━━━━━ SOURCE DATA

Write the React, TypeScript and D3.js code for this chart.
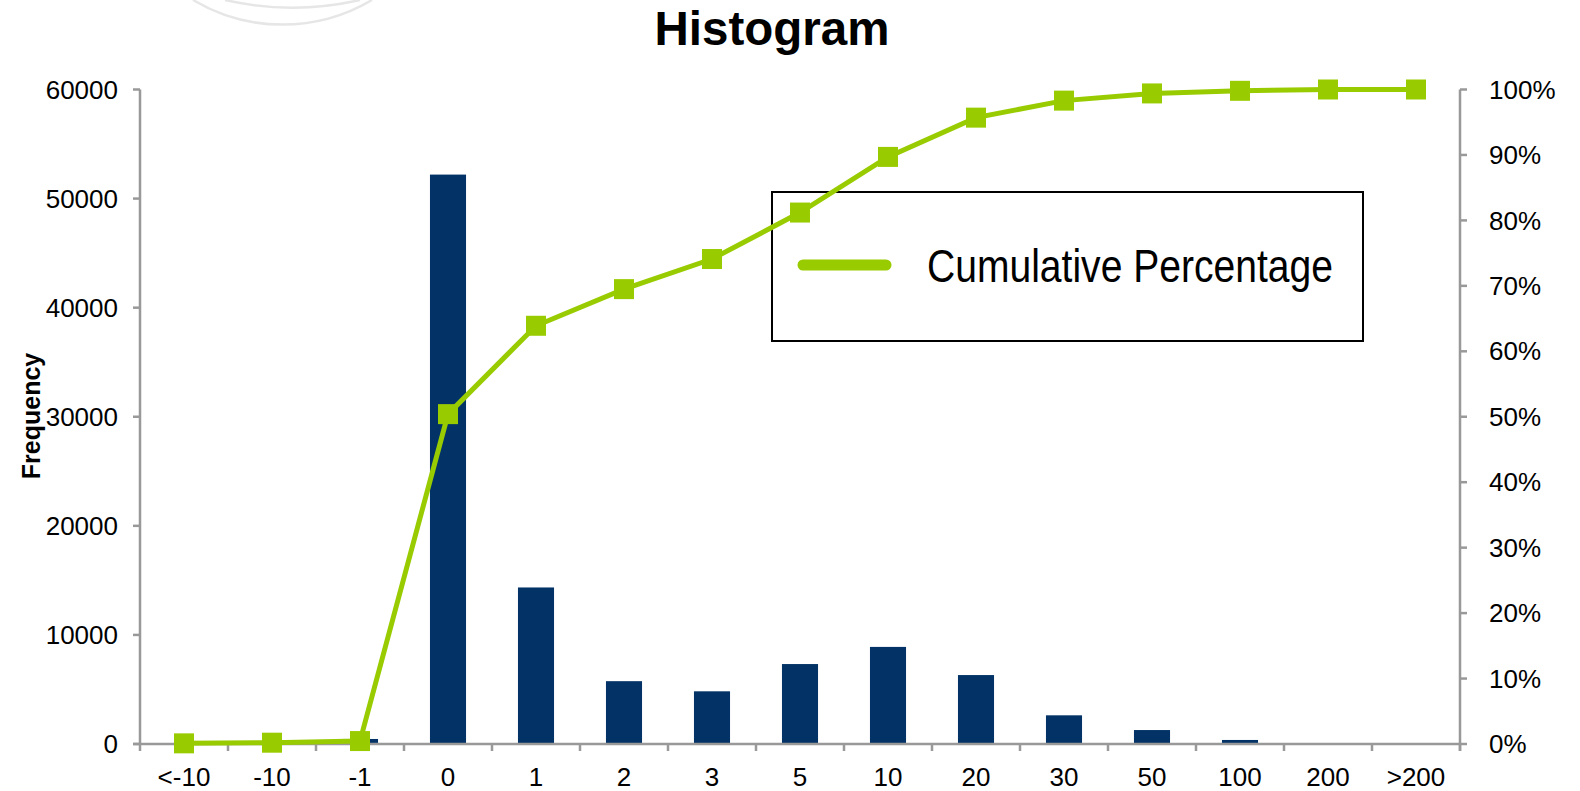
import React from "react";
import * as d3 from "d3";

const categories = ["<-10", "-10", "-1", "0", "1", "2", "3", "5", "10", "20", "30", "50", "100", "200", ">200"];
const frequency = [0, 0, 460, 52200, 14350, 5760, 4830, 7330, 8900, 6320, 2630, 1280, 370, 0, 0];
const cumulative = [0.001, 0.002, 0.0045, 0.504, 0.639, 0.695, 0.741, 0.812, 0.897, 0.957, 0.983, 0.994, 0.998, 1, 1];
const freqTicks = [0, 10000, 20000, 30000, 40000, 50000, 60000];
const pctTicks = [0, 0.1, 0.2, 0.3, 0.4, 0.5, 0.6, 0.7, 0.8, 0.9, 1];

const W = 1580;
const H = 791;
const margin = { top: 89.5, right: 120, bottom: 47, left: 140 };
const font = "'Liberation Sans', Arial, Helvetica, sans-serif";
const axisColor = "#999999";
const barColor = "#033366";
const green = "#99cc00";

export default function App() {
  const x = d3
    .scaleBand<string>()
    .domain(categories)
    .range([margin.left, W - margin.right])
    .padding(0);
  const y = d3.scaleLinear().domain([0, 60000]).range([H - margin.bottom, margin.top]);
  const yp = d3.scaleLinear().domain([0, 1]).range([H - margin.bottom, margin.top]);

  const barW = x.bandwidth() * 0.41;
  const cx = (c: string) => (x(c) ?? 0) + x.bandwidth() / 2;
  const x0 = margin.left;
  const x1 = W - margin.right;
  const yBase = H - margin.bottom;

  const line = d3
    .line<number>()
    .x((_, i) => cx(categories[i]))
    .y((d) => yp(d));

  // tick marks sit on the category boundaries
  const boundaries = categories.map((c) => x(c) ?? 0).concat([x1]);
  const markerSize = 20;

  return (
    <svg
      width={W}
      height={H}
      style={{ position: "absolute", left: 0, top: 0, background: "#fff" }}
      fontFamily={font}
    >
      {/* faint watermark arcs */}
      <g fill="none" stroke="#e6e6e6" strokeWidth={2.5}>
        <path d="M193,0 A175,175 0 0 0 372,0" />
        <path d="M225,0 A305,305 0 0 0 360,0" />
      </g>

      <text x={772} y={45} textAnchor="middle" fontSize={47.5} fontWeight="bold" fill="#000">
        Histogram
      </text>

      {/* bars */}
      {categories.map((c, i) => (
        <rect
          key={c}
          x={cx(c) - barW / 2}
          y={y(frequency[i])}
          width={barW}
          height={yBase - y(frequency[i])}
          fill={barColor}
        />
      ))}

      {/* left axis */}
      <g stroke={axisColor} strokeWidth={2.5}>
        <line x1={x0} x2={x0} y1={margin.top} y2={yBase} />
        {freqTicks.map((t) => (
          <line key={t} x1={x0 - 7} x2={x0} y1={y(t)} y2={y(t)} />
        ))}
      </g>
      {freqTicks.map((t) => (
        <text key={t} x={118} y={y(t)} dy="0.35em" textAnchor="end" fontSize={26} fill="#000">
          {t}
        </text>
      ))}

      {/* right axis */}
      <g stroke={axisColor} strokeWidth={2.5}>
        <line x1={x1} x2={x1} y1={margin.top} y2={yBase + 7} />
        {pctTicks.map((t) => (
          <line key={t} x1={x1} x2={x1 + 7} y1={yp(t)} y2={yp(t)} />
        ))}
      </g>
      {pctTicks.map((t) => (
        <text key={t} x={1489} y={yp(t)} dy="0.35em" textAnchor="start" fontSize={26} fill="#000">
          {d3.format(".0%")(t)}
        </text>
      ))}

      {/* bottom axis */}
      <g stroke={axisColor} strokeWidth={2.5}>
        <line x1={x0 - 7} x2={x1} y1={yBase} y2={yBase} />
        {boundaries.map((b, i) => (
          <line key={i} x1={b} x2={b} y1={yBase} y2={yBase + 7} />
        ))}
      </g>
      {categories.map((c) => (
        <text key={c} x={cx(c)} y={786} textAnchor="middle" fontSize={26} fill="#000">
          {c}
        </text>
      ))}

      <text
        transform={`translate(40,416) rotate(-90)`}
        textAnchor="middle"
        fontSize={25}
        fontWeight="bold"
        fill="#000"
      >
        Frequency
      </text>

      {/* legend box */}
      <rect x={772} y={192} width={591} height={149} fill="none" stroke="#000" strokeWidth={2} />
      <line x1={803} x2={886} y1={265} y2={265} stroke={green} strokeWidth={11} strokeLinecap="round" />
      <text
        x={927}
        y={282}
        fontSize={46}
        fontFamily="'Liberation Sans Narrow', 'Arial Narrow', 'Liberation Sans', sans-serif"
        textLength={406}
        lengthAdjust="spacingAndGlyphs"
        fill="#000"
      >
        Cumulative Percentage
      </text>

      {/* cumulative line */}
      <path d={line(cumulative) ?? ""} fill="none" stroke={green} strokeWidth={5} />
      {cumulative.map((v, i) => (
        <rect
          key={i}
          x={cx(categories[i]) - markerSize / 2}
          y={yp(v) - markerSize / 2}
          width={markerSize}
          height={markerSize}
          fill={green}
        />
      ))}
    </svg>
  );
}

━━━━━━━━━━

### [GOAL]
Go through the material above and print all of it exactly, except the pictures.

### [EXERCISE SOLUTION]
Write the React, TypeScript and D3.js code for this chart.
import React from "react";
import * as d3 from "d3";

const categories = ["<-10", "-10", "-1", "0", "1", "2", "3", "5", "10", "20", "30", "50", "100", "200", ">200"];
const frequency = [0, 0, 460, 52200, 14350, 5760, 4830, 7330, 8900, 6320, 2630, 1280, 370, 0, 0];
const cumulative = [0.001, 0.002, 0.0045, 0.504, 0.639, 0.695, 0.741, 0.812, 0.897, 0.957, 0.983, 0.994, 0.998, 1, 1];
const freqTicks = [0, 10000, 20000, 30000, 40000, 50000, 60000];
const pctTicks = [0, 0.1, 0.2, 0.3, 0.4, 0.5, 0.6, 0.7, 0.8, 0.9, 1];

const W = 1580;
const H = 791;
const margin = { top: 89.5, right: 120, bottom: 47, left: 140 };
const font = "'Liberation Sans', Arial, Helvetica, sans-serif";
const axisColor = "#999999";
const barColor = "#033366";
const green = "#99cc00";

export default function App() {
  const x = d3
    .scaleBand<string>()
    .domain(categories)
    .range([margin.left, W - margin.right])
    .padding(0);
  const y = d3.scaleLinear().domain([0, 60000]).range([H - margin.bottom, margin.top]);
  const yp = d3.scaleLinear().domain([0, 1]).range([H - margin.bottom, margin.top]);

  const barW = x.bandwidth() * 0.41;
  const cx = (c: string) => (x(c) ?? 0) + x.bandwidth() / 2;
  const x0 = margin.left;
  const x1 = W - margin.right;
  const yBase = H - margin.bottom;

  const line = d3
    .line<number>()
    .x((_, i) => cx(categories[i]))
    .y((d) => yp(d));

  // tick marks sit on the category boundaries
  const boundaries = categories.map((c) => x(c) ?? 0).concat([x1]);
  const markerSize = 20;

  return (
    <svg
      width={W}
      height={H}
      style={{ position: "absolute", left: 0, top: 0, background: "#fff" }}
      fontFamily={font}
    >
      {/* faint watermark arcs */}
      <g fill="none" stroke="#e6e6e6" strokeWidth={2.5}>
        <path d="M193,0 A175,175 0 0 0 372,0" />
        <path d="M225,0 A305,305 0 0 0 360,0" />
      </g>

      <text x={772} y={45} textAnchor="middle" fontSize={47.5} fontWeight="bold" fill="#000">
        Histogram
      </text>

      {/* bars */}
      {categories.map((c, i) => (
        <rect
          key={c}
          x={cx(c) - barW / 2}
          y={y(frequency[i])}
          width={barW}
          height={yBase - y(frequency[i])}
          fill={barColor}
        />
      ))}

      {/* left axis */}
      <g stroke={axisColor} strokeWidth={2.5}>
        <line x1={x0} x2={x0} y1={margin.top} y2={yBase} />
        {freqTicks.map((t) => (
          <line key={t} x1={x0 - 7} x2={x0} y1={y(t)} y2={y(t)} />
        ))}
      </g>
      {freqTicks.map((t) => (
        <text key={t} x={118} y={y(t)} dy="0.35em" textAnchor="end" fontSize={26} fill="#000">
          {t}
        </text>
      ))}

      {/* right axis */}
      <g stroke={axisColor} strokeWidth={2.5}>
        <line x1={x1} x2={x1} y1={margin.top} y2={yBase + 7} />
        {pctTicks.map((t) => (
          <line key={t} x1={x1} x2={x1 + 7} y1={yp(t)} y2={yp(t)} />
        ))}
      </g>
      {pctTicks.map((t) => (
        <text key={t} x={1489} y={yp(t)} dy="0.35em" textAnchor="start" fontSize={26} fill="#000">
          {d3.format(".0%")(t)}
        </text>
      ))}

      {/* bottom axis */}
      <g stroke={axisColor} strokeWidth={2.5}>
        <line x1={x0 - 7} x2={x1} y1={yBase} y2={yBase} />
        {boundaries.map((b, i) => (
          <line key={i} x1={b} x2={b} y1={yBase} y2={yBase + 7} />
        ))}
      </g>
      {categories.map((c) => (
        <text key={c} x={cx(c)} y={786} textAnchor="middle" fontSize={26} fill="#000">
          {c}
        </text>
      ))}

      <text
        transform={`translate(40,416) rotate(-90)`}
        textAnchor="middle"
        fontSize={25}
        fontWeight="bold"
        fill="#000"
      >
        Frequency
      </text>

      {/* legend box */}
      <rect x={772} y={192} width={591} height={149} fill="none" stroke="#000" strokeWidth={2} />
      <line x1={803} x2={886} y1={265} y2={265} stroke={green} strokeWidth={11} strokeLinecap="round" />
      <text
        x={927}
        y={282}
        fontSize={46}
        fontFamily="'Liberation Sans Narrow', 'Arial Narrow', 'Liberation Sans', sans-serif"
        textLength={406}
        lengthAdjust="spacingAndGlyphs"
        fill="#000"
      >
        Cumulative Percentage
      </text>

      {/* cumulative line */}
      <path d={line(cumulative) ?? ""} fill="none" stroke={green} strokeWidth={5} />
      {cumulative.map((v, i) => (
        <rect
          key={i}
          x={cx(categories[i]) - markerSize / 2}
          y={yp(v) - markerSize / 2}
          width={markerSize}
          height={markerSize}
          fill={green}
        />
      ))}
    </svg>
  );
}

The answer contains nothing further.